Con l’inserimento dell’Intelligenza Emotiva al 6° posto nella classifica delle competenze vincenti sul lavoro nel 2020, il World Economic Forum ha avvalorato un trend che da qualche anno si fa sempre più marcato: in azienda, così come nella scuola ed in ogni contesto familiare e sociale, l’attenzione verso le cosiddette soft skills non può più essere considerata di importanza secondaria. Solo in apparenza paradossalmente, nello stesso momento in cui ci avviciniamo a passi spediti al cuore della Quarta Rivoluzione Industriale, caratterizzata dal protagonismo dell’automazione in tutte le attività umane e dagli straordinari sviluppi dell’Intelligenza Artificiale, diventa ancora più urgente preservare tutte quelle capabilities relazionali che ci consentano di guidare, anziché subire, il cambiamento.
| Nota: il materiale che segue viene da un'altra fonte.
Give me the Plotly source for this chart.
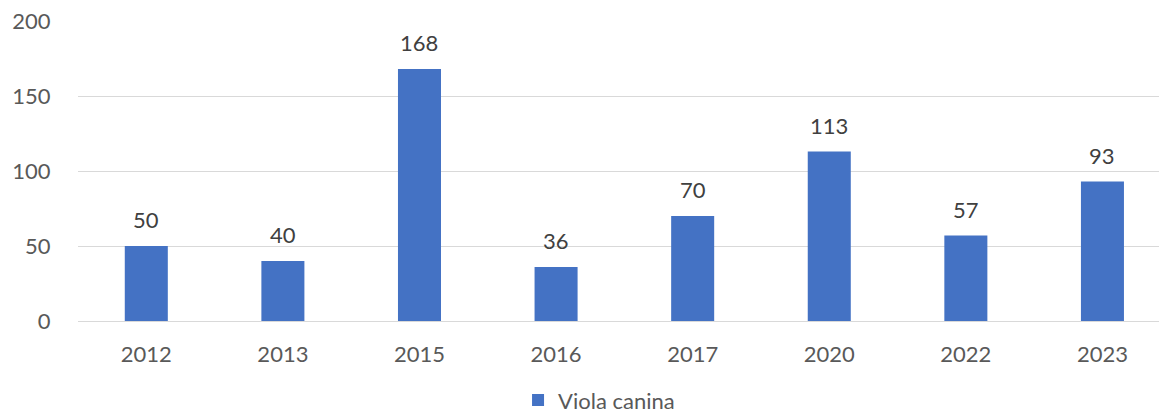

In contesti aziendali sempre più frenetici, mutevoli e complessi, mai come ora le keywords privilegiate da chiunque voglia avere voce in capitolo e parte attiva in questa trasformazione epocale devono essere flessibilità, fiducia e intelligenza emotiva (IE). Quest’ultima non si contrappone, come da molti ritenuto, al pensiero razionale, né si tratta di un accessorio di secondo rilievo rispetto alla logica: le neuroscienze hanno, infatti, da tempo spiegato la correlazione fisica tra corpo ed emozioni e l’assoluta imprescindibilità di ogni processo decisionale dalle emozioni stesse. Allenare la nostra Intelligenza Emotiva, quindi, significa concederci un’opportunità per essere ed agire in maniera più consapevole, intenzionale e strategica, nella vita di tutti i giorni, in famiglia e in campo professionale. Nell’azienda 4.0, l’IE può generare una molteplicità di benefici e innescare diversi processi virtuosi, non soltanto per coloro che detengono posizioni di leadership:
- fa dialogare la parte razionale del cervello con quella emozionale, migliorando ed orientando i processi decisionali;
- permette di comprendere meglio noi stessi e gli altri, riconoscendo punti di forza e debolezza di ciascuno per ottimizzare il lavoro di squadra;
- predispone all’ascolto attivo e all’empatia e, conseguentemente, ad una maggiore apertura ai feedback altrui ed alle diverse opinioni;
- favorisce la circolazione delle informazioni e la comunicazione tra pari e tra manager e team, abbassando i livelli di ansia ed incertezza;
- permette di controllare i livelli di stress, sia a livello decisionale che a livello operativo;
- aumenta la capacità di motivare e “ingaggiare” i collaboratori, coltiva il senso di appartenenza (che non sarà più “subita”, ma rafforzata da convinzioni personali, condivisione degli obiettivi e reale comprensione delle strategie del gruppo);
- alimenta la fiducia come driver della produttività, della retention, di un clima aziendale favorevole ed ottimista;
- aiuta a focalizzarsi sulle esigenze e sulle richieste del cliente, “sintonizzandosi” con esso;
- consolida la brand awareness, internamente ed esternamente all’azienda.
Si tratta di una vera e propria rivoluzione nella rivoluzione, economica ma soprattutto culturale: impegnativa, sfidante, e tuttavia inevitabile.